O conceito tomista de “transubstanciação” – que aos modernos cheira a aristotelismo ultrapassado, já que eles estão infectados do imanentismo kantiano – é apenas a terminologia técnica utilizada pela dogmática para garantir que não estamos comendo pão, mas comungando o próprio Senhor realmente, de tal modo que toda a substância do pão e do vinho se convertem na substância da Humanidade Santíssima de Cristo. É exatamente por isso que a então Congregação para Doutrina da Fé emitiu uma Declaração em 5 de fevereiro de 1972 esclarecendo que os fragmentos da Eucaristia devem ser devidamente respeitados e as normas para a purificação da patena e do cálice devem ser cuidadosamente seguidas (cf. De fragmentis Eucharisticis).

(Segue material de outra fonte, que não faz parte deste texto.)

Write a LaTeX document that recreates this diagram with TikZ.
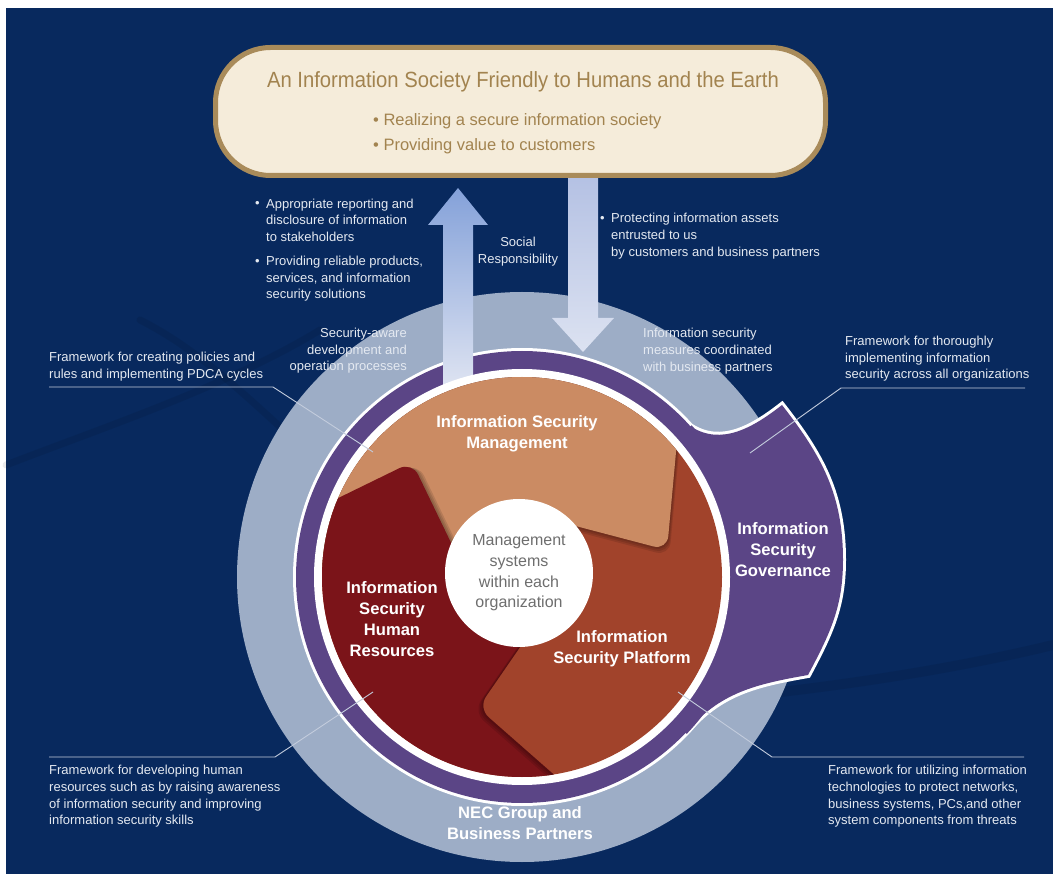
\documentclass[tikz,border=0pt]{standalone}
\usepackage{fontspec}
\setmainfont{Liberation Sans}
\usetikzlibrary{calc}
\definecolor{navy}{HTML}{08295E}
\definecolor{lightc}{HTML}{9DADC6}
\definecolor{ringp}{HTML}{5B4586}
\definecolor{tanc}{HTML}{CB8B63}
\definecolor{redc}{HTML}{7B1419}
\definecolor{rustc}{HTML}{A1432B}
\definecolor{goldc}{HTML}{A98B5A}
\definecolor{creamc}{HTML}{F5ECDA}
\definecolor{titlec}{HTML}{A2834F}
\definecolor{annoc}{HTML}{E4E9F1}
\definecolor{leaderc}{HTML}{C3CCDD}
\definecolor{centc}{HTML}{6E6E6E}
\definecolor{dtop}{HTML}{B3C0E3}
\definecolor{dbot}{HTML}{DCE2F1}
\definecolor{utop}{HTML}{84A1D9}
\definecolor{ubot}{HTML}{E0E5F2}
\begin{document}
\begin{tikzpicture}[x=1pt,y=1pt,
  annot/.style={text=annoc, font=\fontsize{13}{16.7}\selectfont, inner sep=0pt, align=left},
  annotr/.style={annot, align=right},
  annotc/.style={annot, align=center},
  seglabel/.style={text=white, font=\bfseries\fontsize{16.6}{21}\selectfont, inner sep=0pt, align=center},
  leader/.style={draw=leaderc, line width=0.9pt},
  swoosh/.style={line width=7pt, draw=black, opacity=0.08, line cap=round},
  shadowfill/.style={fill=black, opacity=0.11, rounded corners=14pt},
]
\useasboundingbox (0,0) rectangle (1053,-882);
\fill[white] (0,0) rectangle (1053,-882);
\fill[navy] (6,-8) rectangle (1053,-874);

% background swooshes
\draw[swoosh] (6,-465) .. controls (110,-425) and (230,-385) .. (320,-330);
\draw[swoosh] (140,-320) .. controls (200,-350) and (250,-400) .. (300,-445);
\draw[swoosh, line width=10pt] (700,-700) .. controls (820,-690) and (950,-670) .. (1053,-645);

\coordinate (C) at (522,-577);
% outer light circle
\fill[lightc] (C) circle (285pt);

% down arrow
\shade[top color=dtop, bottom color=dbot] (568,-170) -- (598,-170) -- (598,-318) -- (614,-318) -- (583,-352) -- (552,-318) -- (568,-318) -- cycle;

% governance + ring
\fill[white] (C) circle (229pt);
\draw[white, line width=6pt, line join=miter] (685.7,-732.8) arc[start angle=-43.6,end angle=41.8,radius=226pt] to[out=-33,in=218] (782,-405) to[out=-52,in=90] (843,-560) to[out=-90,in=62] (808,-675) to[out=190,in=50] (685.7,-732.8) -- cycle;
\fill[ringp] (685.7,-732.8) arc[start angle=-43.6,end angle=41.8,radius=226pt] to[out=-33,in=218] (782,-405) to[out=-52,in=90] (843,-560) to[out=-90,in=62] (808,-675) to[out=190,in=50] (685.7,-732.8) -- cycle;
\fill[ringp] (C) circle (226pt);
\draw[ringp, line width=3pt] (685.7,-732.8) arc[start angle=-43.6,end angle=41.8,radius=226pt];

% up arrow
\shade[top color=utop, bottom color=ubot] (443,-392) -- (443,-225) -- (428,-225) -- (458,-188) -- (488,-225) -- (473,-225) -- (473,-392) -- cycle;

\fill[white] (C) circle (208pt);

% pinwheel pieces
\begin{scope}
\clip (C) circle (200pt);
\fill[rustc] (C) circle (205pt);
\foreach \s in {2,4,6}{
  \fill[shadowfill, shift={(0.4*\s,-\s)}] (200,-300) -- (690,-300) -- (667,-550) -- (530,-514) -- (480,-570) -- (200,-570) -- cycle;}
\fill[tanc, rounded corners=14pt] (200,-300) -- (690,-300) -- (667,-550) -- (530,-514) -- (480,-570) -- (200,-570) -- cycle;
\begin{scope}
\clip[rounded corners=14pt] (200,-300) -- (690,-300) -- (667,-550) -- (530,-514) -- (480,-570) -- (200,-570) -- cycle;
\foreach \s in {2,4,6}{
  \fill[shadowfill, shift={(\s,-0.2*\s)}] (150,-590) -- (412,-462) -- (470,-582) -- (540,-618) -- (478,-708) -- (651,-860) -- (650,-900) -- (150,-900) -- cycle;}
\end{scope}
\fill[redc, rounded corners=14pt] (150,-590) -- (412,-462) -- (470,-582) -- (540,-618) -- (478,-708) -- (651,-860) -- (650,-900) -- (150,-900) -- cycle;
\begin{scope}
\clip[rounded corners=14pt] (150,-590) -- (412,-462) -- (470,-582) -- (540,-618) -- (478,-708) -- (651,-860) -- (650,-900) -- (150,-900) -- cycle;
\foreach \s in {2,4,6}{
  \fill[shadowfill, shift={(-0.8*\s,-0.6*\s)}] (651,-860) -- (478,-708) -- (540,-618) -- (570,-580) -- (900,-580) -- (900,-900) -- cycle;}
\end{scope}
\end{scope}

% centre circle
\node[circle, fill=white, minimum size=148pt, inner sep=0pt, text=centc, align=center,
  font=\fontsize{16}{20.7}\selectfont] (core) at (519,-573) {Management\\systems\\within each\\organization};

% goal pill
\node[draw=goldc, line width=5pt, fill=creamc, rounded corners=55pt, minimum width=610pt, minimum height=128pt, inner sep=0pt] (goal) at (520.5,-111.5) {};
\node[text=titlec, font=\fontsize{22}{26}\selectfont, xscale=0.92, inner sep=0pt] (title) at (523,-82) {An Information Society Friendly to Humans and the Earth};
\node[anchor=west, text=titlec, font=\fontsize{16.5}{25}\selectfont, align=left, inner sep=0pt] (goals) at (373,-133.5) {• Realizing a secure information society\\• Providing value to customers};

% social responsibility texts
\node[annot, anchor=west] (b1) at (255,-204) {•};
\node[annot, anchor=west] (resp1) at (266,-220.3) {Appropriate reporting and\\disclosure of information\\to stakeholders};
\node[annot, anchor=west] (b2) at (255,-262) {•};
\node[annot, anchor=west] (resp2) at (266,-278.7) {Providing reliable products,\\services, and information\\security solutions};
\node[annotc] (social) at (518,-251.5) {Social\\Responsibility};
\node[annot, anchor=west] (b3) at (600,-219) {•};
\node[annot, anchor=west] (prot) at (611,-236) {Protecting information assets\\entrusted to us\\by customers and business partners};
\node[annotr, anchor=east] (secaware) at (407,-350.7) {Security-aware\\development and\\operation processes};
\node[annot, anchor=west] (coord) at (643,-351) {Information security\\measures coordinated\\with business partners};

% segment labels
\node[seglabel] (mgmt) at (517,-433.5) {Information Security\\Management};
\node[seglabel] (hr) at (392,-619.5) {Information\\Security\\Human\\Resources};
\node[seglabel] (plat) at (622,-649) {Information\\Security Platform};
\node[seglabel] (gov) at (783,-550) {Information\\Security\\Governance};
\node[seglabel] (nec) at (520,-823) {NEC Group and\\Business Partners};

% framework annotations
\node[annot, anchor=west] (fw1) at (49,-366.5) {Framework for creating policies and\\rules and implementing PDCA cycles};
\node[annot, anchor=west] (fw2) at (845,-358.7) {Framework for thoroughly\\implementing information\\security across all organizations};
\node[annot, anchor=west] (fw3) at (49,-796.5) {Framework for developing human\\resources such as by raising awareness\\of information security and improving\\information security skills};
\node[annot, anchor=west] (fw4) at (828,-796.5) {Framework for utilizing information\\technologies to protect networks,\\business systems, PCs,and other\\system components from threats};

% leader lines
\coordinate (l1s) at (49,-387);  \coordinate (l1k) at (273,-387);  \coordinate (l1e) at (373,-452);
\coordinate (l2s) at (1025,-388); \coordinate (l2k) at (841,-388); \coordinate (l2e) at (750,-453);
\coordinate (l3s) at (49,-757);  \coordinate (l3k) at (275,-757);  \coordinate (l3e) at (373,-692);
\coordinate (l4s) at (1024,-757); \coordinate (l4k) at (772,-757); \coordinate (l4e) at (678,-692);
\draw[leader] (l1s) -- (l1k) -- (l1e);
\draw[leader] (l2s) -- (l2k) -- (l2e);
\draw[leader] (l3s) -- (l3k) -- (l3e);
\draw[leader] (l4s) -- (l4k) -- (l4e);
\end{tikzpicture}
\end{document}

Pelo mesmo motivo, a Santa Sé advertiu: “ponha-se especial cuidado em que o comungante consuma imediatamente a hóstia, na frente do ministro, e ninguém se desloque (retorne) tendo na mão as espécies eucarísticas. Se existe perigo de profanação, não se distribua aos fiéis a Comunhão na mão. A bandeja para a Comunhão dos fiéis se deve manter, para evitar o perigo de que caia a hóstia sagrada ou algum fragmento” (Redemptionis Sacramentum, nn. 92-93).

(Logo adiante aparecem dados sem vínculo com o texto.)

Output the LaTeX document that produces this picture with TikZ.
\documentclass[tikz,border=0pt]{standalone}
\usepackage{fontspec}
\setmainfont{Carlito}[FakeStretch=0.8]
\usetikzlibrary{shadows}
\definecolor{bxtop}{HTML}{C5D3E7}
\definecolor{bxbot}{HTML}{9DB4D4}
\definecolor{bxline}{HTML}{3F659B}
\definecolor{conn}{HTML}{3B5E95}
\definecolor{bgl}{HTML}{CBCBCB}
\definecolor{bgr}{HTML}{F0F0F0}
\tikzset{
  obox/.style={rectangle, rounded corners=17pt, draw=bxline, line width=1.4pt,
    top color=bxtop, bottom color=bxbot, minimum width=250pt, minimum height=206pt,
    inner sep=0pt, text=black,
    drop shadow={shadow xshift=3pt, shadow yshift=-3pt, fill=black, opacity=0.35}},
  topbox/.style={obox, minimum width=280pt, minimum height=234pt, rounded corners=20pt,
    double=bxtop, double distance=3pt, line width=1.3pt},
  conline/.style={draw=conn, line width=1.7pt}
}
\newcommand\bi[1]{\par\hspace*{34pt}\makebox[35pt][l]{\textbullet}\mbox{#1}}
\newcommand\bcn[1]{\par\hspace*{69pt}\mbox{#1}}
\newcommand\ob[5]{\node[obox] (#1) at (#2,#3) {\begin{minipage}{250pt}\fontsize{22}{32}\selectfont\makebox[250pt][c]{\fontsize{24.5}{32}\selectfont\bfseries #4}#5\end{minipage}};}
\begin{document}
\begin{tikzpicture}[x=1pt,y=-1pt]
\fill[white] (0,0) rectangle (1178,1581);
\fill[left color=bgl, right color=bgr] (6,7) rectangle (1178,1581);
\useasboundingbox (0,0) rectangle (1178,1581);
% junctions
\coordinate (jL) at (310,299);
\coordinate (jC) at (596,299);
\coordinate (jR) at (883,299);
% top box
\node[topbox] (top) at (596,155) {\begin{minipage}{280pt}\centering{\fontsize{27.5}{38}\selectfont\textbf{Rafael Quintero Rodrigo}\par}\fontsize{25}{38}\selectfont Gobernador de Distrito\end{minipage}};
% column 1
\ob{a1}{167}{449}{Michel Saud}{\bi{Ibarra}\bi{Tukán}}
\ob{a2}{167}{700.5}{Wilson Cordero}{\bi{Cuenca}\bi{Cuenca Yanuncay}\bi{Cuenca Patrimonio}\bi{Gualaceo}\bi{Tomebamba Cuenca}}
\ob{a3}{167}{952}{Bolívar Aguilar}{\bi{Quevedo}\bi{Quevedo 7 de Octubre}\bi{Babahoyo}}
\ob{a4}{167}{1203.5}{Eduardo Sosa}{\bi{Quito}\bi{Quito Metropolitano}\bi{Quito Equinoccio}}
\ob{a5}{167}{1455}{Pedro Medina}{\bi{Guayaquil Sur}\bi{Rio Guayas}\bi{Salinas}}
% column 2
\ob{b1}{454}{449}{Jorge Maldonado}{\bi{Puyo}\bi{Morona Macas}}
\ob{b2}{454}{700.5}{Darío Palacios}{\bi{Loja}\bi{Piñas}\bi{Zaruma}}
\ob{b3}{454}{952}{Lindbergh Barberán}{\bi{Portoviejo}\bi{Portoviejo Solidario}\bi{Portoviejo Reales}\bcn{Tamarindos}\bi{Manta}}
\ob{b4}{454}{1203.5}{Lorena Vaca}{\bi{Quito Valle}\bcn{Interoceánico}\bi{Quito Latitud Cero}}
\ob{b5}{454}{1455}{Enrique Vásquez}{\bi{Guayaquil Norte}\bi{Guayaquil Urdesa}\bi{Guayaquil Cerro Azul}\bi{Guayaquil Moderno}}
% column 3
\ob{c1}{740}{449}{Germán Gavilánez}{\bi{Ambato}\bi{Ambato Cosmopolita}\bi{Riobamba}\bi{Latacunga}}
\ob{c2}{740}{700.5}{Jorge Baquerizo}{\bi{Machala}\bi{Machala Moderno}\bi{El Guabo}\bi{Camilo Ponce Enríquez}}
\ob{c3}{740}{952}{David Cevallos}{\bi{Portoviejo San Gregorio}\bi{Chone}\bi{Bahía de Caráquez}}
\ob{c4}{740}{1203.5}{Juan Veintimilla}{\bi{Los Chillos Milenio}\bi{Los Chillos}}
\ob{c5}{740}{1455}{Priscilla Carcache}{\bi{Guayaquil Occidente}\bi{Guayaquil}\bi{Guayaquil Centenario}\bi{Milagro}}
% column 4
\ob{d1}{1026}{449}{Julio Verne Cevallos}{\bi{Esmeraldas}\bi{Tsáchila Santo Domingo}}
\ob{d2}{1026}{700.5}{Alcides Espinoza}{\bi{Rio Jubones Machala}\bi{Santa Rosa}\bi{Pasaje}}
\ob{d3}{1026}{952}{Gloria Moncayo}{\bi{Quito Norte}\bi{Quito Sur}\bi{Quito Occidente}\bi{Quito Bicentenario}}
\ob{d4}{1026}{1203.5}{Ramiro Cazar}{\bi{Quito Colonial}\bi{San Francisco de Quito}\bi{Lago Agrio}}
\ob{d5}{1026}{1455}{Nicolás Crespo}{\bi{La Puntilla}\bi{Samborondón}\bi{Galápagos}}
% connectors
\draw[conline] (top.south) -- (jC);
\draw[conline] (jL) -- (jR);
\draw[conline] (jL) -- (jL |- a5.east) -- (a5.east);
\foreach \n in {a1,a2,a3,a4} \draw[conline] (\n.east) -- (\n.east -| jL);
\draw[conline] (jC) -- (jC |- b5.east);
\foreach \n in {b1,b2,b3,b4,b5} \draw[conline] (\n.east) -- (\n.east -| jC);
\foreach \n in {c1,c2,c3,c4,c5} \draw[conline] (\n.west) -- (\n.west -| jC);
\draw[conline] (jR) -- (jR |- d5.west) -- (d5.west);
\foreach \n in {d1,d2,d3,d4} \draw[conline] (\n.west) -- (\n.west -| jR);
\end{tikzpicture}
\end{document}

Quando concedeu a faculdade de dar a comunhão na mão, a Congregação para o Culto Divino esclareceu que “é mister tomar cuidado com os fragmentos, para que não se percam, e instruir o povo a seu respeito. É preciso, também, recomendar aos fiéis que tenham as mãos limpas” (Carta, 5 de março de 1975) e, no mesmo espírito, a Presidência da CNBB enviou uma nota explicativa a todos os bispos do Brasil dizendo que “cada comungante trate de verificar se não ficou na palma na mão ou entre os dedos alguma parcela de pão consagrado (em caso positivo, deve consumi-la)”.
Enfim, quando um fiel se sente incomodado de tomar a Comunhão nas mãos para que não se adira à palma dessas algum fragmento e prefere comungar na língua; ou quando se ajoelha, para manifestar a sua adoração de modo mais expressivo, a Igreja, em coerência com a sua doutrina, sempre lhe garantiu esse direito e, ademais, sempre assegurou ser esta a forma ordinária e habitual de se comungar. Contudo, quando tais princípios sacramentais são obscurecidos pelas ideologias teológicas acima mencionadas, que apregoam que a Eucaristia “não é para se adorar, mas para se comer”, chega a ser absurdo comungar de joelhos (quem é que come de joelhos?) e na boca (quem é que recebe comida na boca?). São sentimentos como estes, oriundos de uma longa história de desconstrução e reconstrução sobre outras bases, que norteiam o imaginário de muitos de nossos contemporâneos.